-------- Collected data
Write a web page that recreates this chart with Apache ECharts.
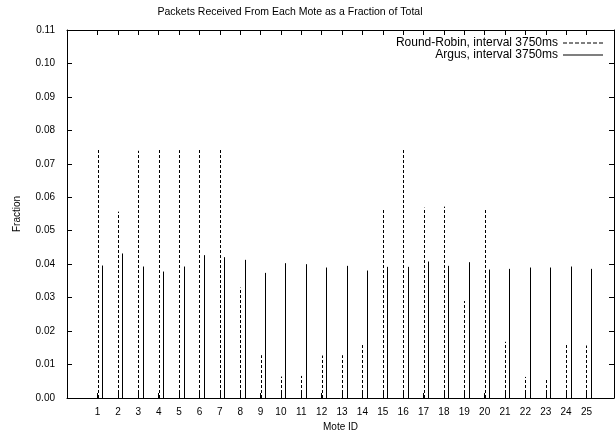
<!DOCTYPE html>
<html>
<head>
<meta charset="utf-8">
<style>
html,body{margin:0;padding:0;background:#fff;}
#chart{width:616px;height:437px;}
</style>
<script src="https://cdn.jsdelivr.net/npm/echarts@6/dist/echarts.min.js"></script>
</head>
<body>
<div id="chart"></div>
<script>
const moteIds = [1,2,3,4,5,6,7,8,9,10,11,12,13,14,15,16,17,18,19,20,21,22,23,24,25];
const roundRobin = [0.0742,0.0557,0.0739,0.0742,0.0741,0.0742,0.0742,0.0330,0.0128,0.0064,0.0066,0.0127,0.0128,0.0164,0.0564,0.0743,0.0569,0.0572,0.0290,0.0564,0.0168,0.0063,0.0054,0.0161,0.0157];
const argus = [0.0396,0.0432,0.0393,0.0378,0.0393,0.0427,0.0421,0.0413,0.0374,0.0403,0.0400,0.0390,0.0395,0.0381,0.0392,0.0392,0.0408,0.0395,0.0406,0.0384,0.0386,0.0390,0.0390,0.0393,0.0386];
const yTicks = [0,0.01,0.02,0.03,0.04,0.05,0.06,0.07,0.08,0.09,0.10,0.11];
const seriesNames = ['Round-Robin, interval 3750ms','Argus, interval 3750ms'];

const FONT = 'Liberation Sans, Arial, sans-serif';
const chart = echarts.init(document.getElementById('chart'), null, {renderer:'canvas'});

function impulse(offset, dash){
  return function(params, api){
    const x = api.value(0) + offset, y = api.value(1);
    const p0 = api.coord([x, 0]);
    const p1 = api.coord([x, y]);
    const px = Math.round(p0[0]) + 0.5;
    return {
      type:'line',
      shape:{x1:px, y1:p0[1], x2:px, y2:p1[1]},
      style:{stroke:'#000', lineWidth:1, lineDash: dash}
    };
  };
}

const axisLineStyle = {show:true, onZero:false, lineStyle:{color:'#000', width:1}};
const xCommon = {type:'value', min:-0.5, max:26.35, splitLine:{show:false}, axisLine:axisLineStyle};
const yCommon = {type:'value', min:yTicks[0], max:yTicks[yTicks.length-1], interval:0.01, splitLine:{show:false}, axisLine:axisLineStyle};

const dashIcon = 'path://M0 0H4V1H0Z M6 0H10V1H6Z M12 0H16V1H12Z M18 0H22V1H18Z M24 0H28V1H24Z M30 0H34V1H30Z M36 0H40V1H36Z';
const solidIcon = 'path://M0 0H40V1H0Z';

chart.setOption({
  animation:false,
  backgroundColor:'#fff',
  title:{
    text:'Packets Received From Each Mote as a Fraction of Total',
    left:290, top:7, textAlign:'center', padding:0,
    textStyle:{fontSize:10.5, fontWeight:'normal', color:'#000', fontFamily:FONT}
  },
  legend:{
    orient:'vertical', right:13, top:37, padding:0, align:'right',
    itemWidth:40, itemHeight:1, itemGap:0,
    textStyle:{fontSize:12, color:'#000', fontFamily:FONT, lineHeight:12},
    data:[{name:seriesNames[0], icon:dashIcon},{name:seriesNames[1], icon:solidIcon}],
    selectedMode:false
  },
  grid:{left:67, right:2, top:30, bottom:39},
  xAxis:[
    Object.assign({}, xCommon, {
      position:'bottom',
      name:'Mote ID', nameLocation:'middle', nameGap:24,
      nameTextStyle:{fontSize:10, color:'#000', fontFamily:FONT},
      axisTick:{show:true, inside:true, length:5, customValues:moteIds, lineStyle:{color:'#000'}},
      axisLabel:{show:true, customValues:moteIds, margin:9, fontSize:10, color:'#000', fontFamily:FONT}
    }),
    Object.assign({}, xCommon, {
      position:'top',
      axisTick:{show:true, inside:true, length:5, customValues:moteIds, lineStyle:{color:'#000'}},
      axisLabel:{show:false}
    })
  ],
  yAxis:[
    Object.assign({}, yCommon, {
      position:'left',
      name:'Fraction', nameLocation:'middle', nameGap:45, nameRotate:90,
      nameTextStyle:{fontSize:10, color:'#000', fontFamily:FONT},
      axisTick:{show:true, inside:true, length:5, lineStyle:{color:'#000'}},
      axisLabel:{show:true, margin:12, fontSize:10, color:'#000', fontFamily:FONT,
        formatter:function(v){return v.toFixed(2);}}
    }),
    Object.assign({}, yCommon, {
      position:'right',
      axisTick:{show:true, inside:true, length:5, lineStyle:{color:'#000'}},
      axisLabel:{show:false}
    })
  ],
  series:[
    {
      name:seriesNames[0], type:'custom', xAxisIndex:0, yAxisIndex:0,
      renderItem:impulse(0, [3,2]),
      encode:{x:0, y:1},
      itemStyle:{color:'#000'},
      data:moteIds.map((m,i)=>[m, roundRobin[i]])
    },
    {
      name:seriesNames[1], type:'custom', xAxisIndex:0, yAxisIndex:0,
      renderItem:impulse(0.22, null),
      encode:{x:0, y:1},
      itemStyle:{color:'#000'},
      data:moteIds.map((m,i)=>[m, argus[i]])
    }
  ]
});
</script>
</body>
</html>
----------------
**Your goal:**
Transcribe the material exactly, leaving every picture out.

**Finished answer:**
Write a web page that recreates this chart with Apache ECharts.
<!DOCTYPE html>
<html>
<head>
<meta charset="utf-8">
<style>
html,body{margin:0;padding:0;background:#fff;}
#chart{width:616px;height:437px;}
</style>
<script src="https://cdn.jsdelivr.net/npm/echarts@6/dist/echarts.min.js"></script>
</head>
<body>
<div id="chart"></div>
<script>
const moteIds = [1,2,3,4,5,6,7,8,9,10,11,12,13,14,15,16,17,18,19,20,21,22,23,24,25];
const roundRobin = [0.0742,0.0557,0.0739,0.0742,0.0741,0.0742,0.0742,0.0330,0.0128,0.0064,0.0066,0.0127,0.0128,0.0164,0.0564,0.0743,0.0569,0.0572,0.0290,0.0564,0.0168,0.0063,0.0054,0.0161,0.0157];
const argus = [0.0396,0.0432,0.0393,0.0378,0.0393,0.0427,0.0421,0.0413,0.0374,0.0403,0.0400,0.0390,0.0395,0.0381,0.0392,0.0392,0.0408,0.0395,0.0406,0.0384,0.0386,0.0390,0.0390,0.0393,0.0386];
const yTicks = [0,0.01,0.02,0.03,0.04,0.05,0.06,0.07,0.08,0.09,0.10,0.11];
const seriesNames = ['Round-Robin, interval 3750ms','Argus, interval 3750ms'];

const FONT = 'Liberation Sans, Arial, sans-serif';
const chart = echarts.init(document.getElementById('chart'), null, {renderer:'canvas'});

function impulse(offset, dash){
  return function(params, api){
    const x = api.value(0) + offset, y = api.value(1);
    const p0 = api.coord([x, 0]);
    const p1 = api.coord([x, y]);
    const px = Math.round(p0[0]) + 0.5;
    return {
      type:'line',
      shape:{x1:px, y1:p0[1], x2:px, y2:p1[1]},
      style:{stroke:'#000', lineWidth:1, lineDash: dash}
    };
  };
}

const axisLineStyle = {show:true, onZero:false, lineStyle:{color:'#000', width:1}};
const xCommon = {type:'value', min:-0.5, max:26.35, splitLine:{show:false}, axisLine:axisLineStyle};
const yCommon = {type:'value', min:yTicks[0], max:yTicks[yTicks.length-1], interval:0.01, splitLine:{show:false}, axisLine:axisLineStyle};

const dashIcon = 'path://M0 0H4V1H0Z M6 0H10V1H6Z M12 0H16V1H12Z M18 0H22V1H18Z M24 0H28V1H24Z M30 0H34V1H30Z M36 0H40V1H36Z';
const solidIcon = 'path://M0 0H40V1H0Z';

chart.setOption({
  animation:false,
  backgroundColor:'#fff',
  title:{
    text:'Packets Received From Each Mote as a Fraction of Total',
    left:290, top:7, textAlign:'center', padding:0,
    textStyle:{fontSize:10.5, fontWeight:'normal', color:'#000', fontFamily:FONT}
  },
  legend:{
    orient:'vertical', right:13, top:37, padding:0, align:'right',
    itemWidth:40, itemHeight:1, itemGap:0,
    textStyle:{fontSize:12, color:'#000', fontFamily:FONT, lineHeight:12},
    data:[{name:seriesNames[0], icon:dashIcon},{name:seriesNames[1], icon:solidIcon}],
    selectedMode:false
  },
  grid:{left:67, right:2, top:30, bottom:39},
  xAxis:[
    Object.assign({}, xCommon, {
      position:'bottom',
      name:'Mote ID', nameLocation:'middle', nameGap:24,
      nameTextStyle:{fontSize:10, color:'#000', fontFamily:FONT},
      axisTick:{show:true, inside:true, length:5, customValues:moteIds, lineStyle:{color:'#000'}},
      axisLabel:{show:true, customValues:moteIds, margin:9, fontSize:10, color:'#000', fontFamily:FONT}
    }),
    Object.assign({}, xCommon, {
      position:'top',
      axisTick:{show:true, inside:true, length:5, customValues:moteIds, lineStyle:{color:'#000'}},
      axisLabel:{show:false}
    })
  ],
  yAxis:[
    Object.assign({}, yCommon, {
      position:'left',
      name:'Fraction', nameLocation:'middle', nameGap:45, nameRotate:90,
      nameTextStyle:{fontSize:10, color:'#000', fontFamily:FONT},
      axisTick:{show:true, inside:true, length:5, lineStyle:{color:'#000'}},
      axisLabel:{show:true, margin:12, fontSize:10, color:'#000', fontFamily:FONT,
        formatter:function(v){return v.toFixed(2);}}
    }),
    Object.assign({}, yCommon, {
      position:'right',
      axisTick:{show:true, inside:true, length:5, lineStyle:{color:'#000'}},
      axisLabel:{show:false}
    })
  ],
  series:[
    {
      name:seriesNames[0], type:'custom', xAxisIndex:0, yAxisIndex:0,
      renderItem:impulse(0, [3,2]),
      encode:{x:0, y:1},
      itemStyle:{color:'#000'},
      data:moteIds.map((m,i)=>[m, roundRobin[i]])
    },
    {
      name:seriesNames[1], type:'custom', xAxisIndex:0, yAxisIndex:0,
      renderItem:impulse(0.22, null),
      encode:{x:0, y:1},
      itemStyle:{color:'#000'},
      data:moteIds.map((m,i)=>[m, argus[i]])
    }
  ]
});
</script>
</body>
</html>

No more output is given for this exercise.